Stephen Gutwillig, the California director of the Drug Policy Alliance, said: “The current system is loaded with the certainty of mass arrest, racist enforcement and boondoggle law enforcement expenses to the tune of hundreds of millions of dollars,” he said.

The report noted that it was impossible to predict tax revenues from the initiative, which leaves that decision to cities and counties, but concluded that revenues from a statewide $50-per-ounce tax could range from $650 million to $1.49 billion.

To calculate the price drop, researchers looked at the cost of growing marijuana in a 1,500-square-foot house. The researchers concluded that the wages paid to employees who tend the crop would slip from as much as $25 per hour to no more than $10, just a little above what nursery laborers earn.

The report is likely to make it even harder for legalization advocates to persuade the state’s growers and suppliers, particularly in the Emerald Triangle, to support the initiative. The triangle area includes Humboldt, Mendocino and Trinity counties.

Dale Gieringer, director of the state chapter of the National Organization for the Reform of Marijuana Laws, who has also looked at the issue, said the calculated price drop sounded reasonable, but he said it would not occur overnight. “It will descend slowly, is the likely scenario,” he said. “If you took it out of the statute book and dealt with it like parsley, yes, it would plummet.”
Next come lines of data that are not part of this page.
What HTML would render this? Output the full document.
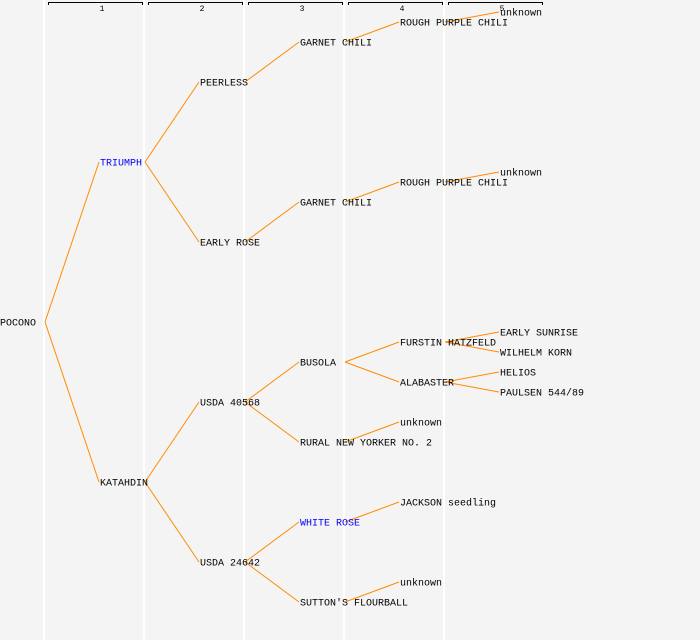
<!DOCTYPE html>
<html><head><style>body{margin:0;background:#f4f4f4}svg{display:block}</style></head><body>
<svg width="700" height="640" xmlns="http://www.w3.org/2000/svg" font-family="Liberation Mono, monospace" font-size="10">
<rect width="700" height="640" fill="#f4f4f4"/>
<g stroke="#fff" stroke-width="2">
<line x1="44" y1="0" x2="44" y2="640"/><line x1="144" y1="0" x2="144" y2="640"/><line x1="244" y1="0" x2="244" y2="640"/><line x1="344" y1="0" x2="344" y2="640"/><line x1="444" y1="0" x2="444" y2="640"/>
</g>
<g stroke="#000" fill="none" stroke-width="1">
<path d="M48.5 5V2.5H142.5V5"/><path d="M148.5 5V2.5H242.5V5"/><path d="M248.5 5V2.5H342.5V5"/><path d="M348.5 5V2.5H442.5V5"/><path d="M448.5 5V2.5H542.5V5"/>
</g>
<g font-size="8" text-anchor="middle" fill="#000">
<text x="102" y="11">1</text><text x="202" y="11">2</text><text x="302" y="11">3</text><text x="402" y="11">4</text><text x="502" y="11">5</text>
</g>
<g stroke="#ff8c00" stroke-width="1" fill="none">
<line x1="45" y1="322" x2="99" y2="162"/><line x1="45" y1="322" x2="99" y2="482"/>
<line x1="145" y1="162" x2="199" y2="82"/><line x1="145" y1="162" x2="199" y2="242"/>
<line x1="145" y1="482" x2="199" y2="402"/><line x1="145" y1="482" x2="199" y2="562"/>
<line x1="245" y1="82" x2="299" y2="42"/><line x1="245" y1="242" x2="299" y2="202"/>
<line x1="245" y1="402" x2="299" y2="362"/><line x1="245" y1="402" x2="299" y2="442"/>
<line x1="245" y1="562" x2="299" y2="522"/><line x1="245" y1="562" x2="299" y2="602"/>
<line x1="345" y1="42" x2="399" y2="22"/><line x1="345" y1="202" x2="399" y2="182"/>
<line x1="345" y1="362" x2="399" y2="342"/><line x1="345" y1="362" x2="399" y2="382"/>
<line x1="345" y1="442" x2="399" y2="422"/><line x1="345" y1="522" x2="399" y2="502"/>
<line x1="345" y1="602" x2="399" y2="582"/>
<line x1="445" y1="22" x2="499" y2="12"/><line x1="445" y1="182" x2="499" y2="172"/>
<line x1="445" y1="342" x2="499" y2="332"/><line x1="445" y1="342" x2="499" y2="352"/>
<line x1="445" y1="382" x2="499" y2="372"/><line x1="445" y1="382" x2="499" y2="392"/>
</g>
<g fill="#000" dominant-baseline="central" transform="translate(0,2)">
<text x="0" y="322">POCONO</text>
<text x="100" y="162" fill="#0000ff">TRIUMPH</text>
<text x="100" y="482">KATAHDIN</text>
<text x="200" y="82">PEERLESS</text>
<text x="200" y="242">EARLY ROSE</text>
<text x="200" y="402">USDA 40568</text>
<text x="200" y="562">USDA 24642</text>
<text x="300" y="42">GARNET CHILI</text>
<text x="300" y="202">GARNET CHILI</text>
<text x="300" y="362">BUSOLA</text>
<text x="300" y="442">RURAL NEW YORKER NO. 2</text>
<text x="300" y="522" fill="#0000ff">WHITE ROSE</text>
<text x="300" y="602">SUTTON'S FLOURBALL</text>
<text x="400" y="22">ROUGH PURPLE CHILI</text>
<text x="400" y="182">ROUGH PURPLE CHILI</text>
<text x="400" y="342">FURSTIN HATZFELD</text>
<text x="400" y="382">ALABASTER</text>
<text x="400" y="422">unknown</text>
<text x="400" y="502">JACKSON seedling</text>
<text x="400" y="582">unknown</text>
<text x="500" y="12">unknown</text>
<text x="500" y="172">unknown</text>
<text x="500" y="332">EARLY SUNRISE</text>
<text x="500" y="352">WILHELM KORN</text>
<text x="500" y="372">HELIOS</text>
<text x="500" y="392">PAULSEN 544/89</text>
</g>
</svg>
</body></html>
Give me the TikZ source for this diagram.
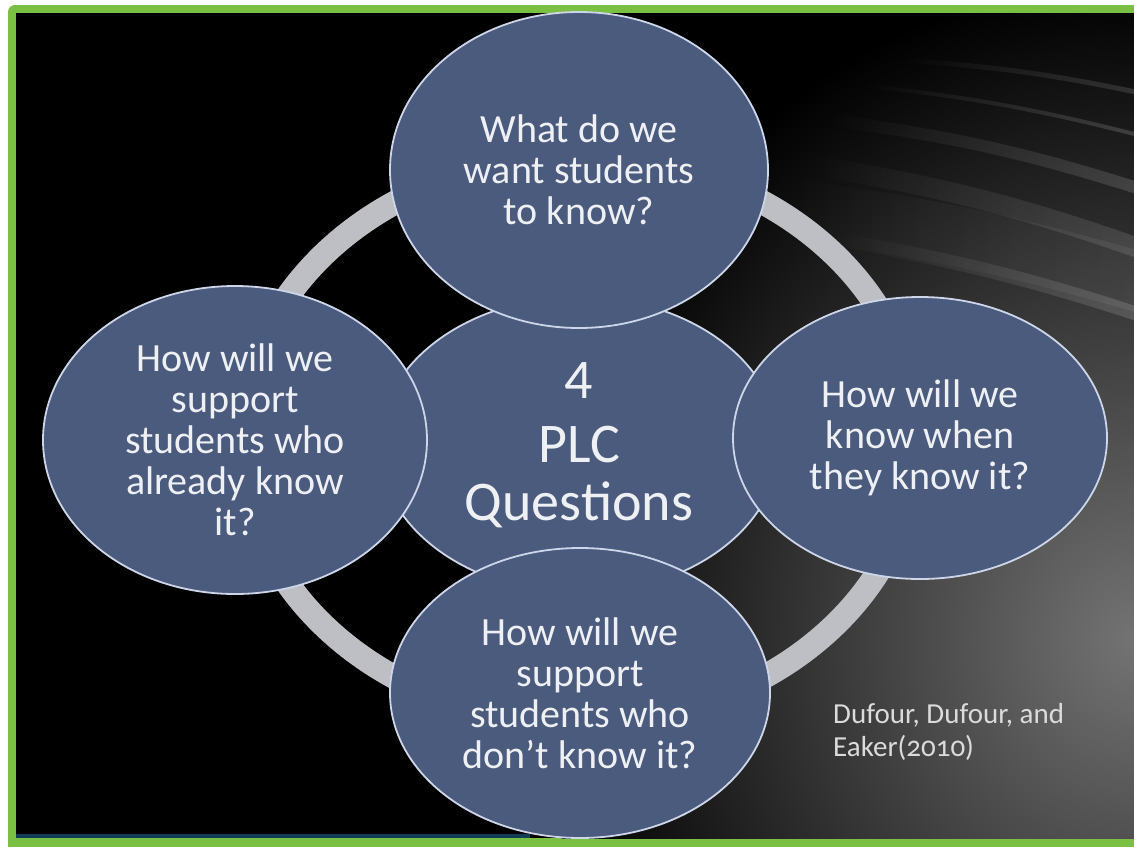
\documentclass[tikz,border=0pt]{standalone}
\usepackage{fontspec}
\setmainfont{Carlito}
\usepackage{tikz}
\usetikzlibrary{shapes.geometric, fadings}
\definecolor{plcgreen}{RGB}{122,193,67}
\definecolor{plcblue}{RGB}{74,91,126}
\definecolor{plcrim}{RGB}{205,214,232}
\definecolor{plcring}{RGB}{190,191,196}
\definecolor{plcgray}{RGB}{115,115,115}
\definecolor{plcteal}{RGB}{16,62,84}
\definecolor{plctext}{RGB}{238,240,244}

\begin{document}
\begin{tikzpicture}[x=1pt,y=-1pt,
  question/.style = {ellipse, draw=plcrim, line width=1.8pt,
                     fill=plcblue, text=plctext, align=center,
                     inner sep=0pt, font=\fontsize{40}{41}\selectfont},
  streak/.style   = {draw=white, line cap=butt, opacity=#1, path fading=west}
  ]
  \useasboundingbox (0,0) rectangle (1134,846);
  \fill[white] (0,0) rectangle (1134,846);
  \fill[plcgreen, rounded corners=7pt] (8,5) rectangle (1160,870);
  \fill[black] (16,13) rectangle (1150,838);
  % grey sweep on the right
  \begin{scope}
    \clip (16,13) rectangle (1150,838);
    \shade[inner color=plcgray, outer color=black] (1134,640) ellipse [x radius=600, y radius=660];
    \draw[streak=.14, line width=5pt]  (900,60)  to[bend left=4] (1150,95);
    \draw[streak=.17, line width=4pt]  (860,85)  to[bend left=4] (1150,138);
    \draw[streak=.15, line width=12pt] (830,120) to[bend left=5] (1150,192);
    \draw[streak=.13, line width=20pt] (810,165) to[bend left=5] (1150,252);
    \draw[streak=.16, line width=14pt] (840,240) to[bend left=4] (1150,318);
    \draw[streak=.07, line width=60pt] (800,210) to[bend left=4] (1150,285);
  \end{scope}
  \fill[plcteal] (16,834) rectangle (530,838);
  % ring behind the questions
  \draw[plcring, line width=24pt] (579,440) ellipse [x radius=338, y radius=283];
  \node[question, minimum width=400pt, minimum height=296pt,
        font=\fontsize{56}{58}\selectfont] (plc) at (579,445) {4\\[6pt]PLC\\Questions};
  \node[question, minimum width=378pt, minimum height=316pt] (want) at (579,170)
    {What do we\\want students\\to know?};
  \node[question, minimum width=374pt, minimum height=282pt] (knowit) at (920,438)
    {How will we\\know when\\they know it?};
  \node[question, minimum width=380pt, minimum height=290pt] (dontknow) at (580,693)
    {How will we\\support\\students who\\don’t know it?};
  \node[question, minimum width=384pt, minimum height=308pt] (already) at (235,440)
    {How will we\\support\\students who\\already know\\it?};
  \node[anchor=north west, inner sep=0pt, align=left, text=white!86!black,
        font=\fontsize{29}{33}\selectfont] (cite) at (833,703)
    {Dufour, Dufour, and\\Eaker({\addfontfeatures{Numbers=OldStyle}2010})};
\end{tikzpicture}
\end{document}
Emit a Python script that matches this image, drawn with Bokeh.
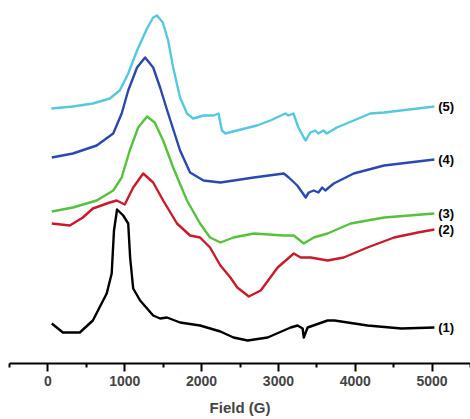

He acknowledged that consumption would probably increase if Proposition 19 passes, but said it is half the level it was in the late 1970s. “Fads come and go, drugs come in and out of fashion,” he said. “I think we’re in for a short-term increase in marijuana consumption regardless of whether the initiative passes.”

Researchers also looked at estimates of the cost of enforcing marijuana laws in California, which range from $200 million to $1.9 billion, and put it at “probably less than $300 million.” They also concluded that it is not possible to determine whether increased use would lead to more drugged driving accidents and to more use of harder drugs, such as cocaine, finding that the research is inconclusive.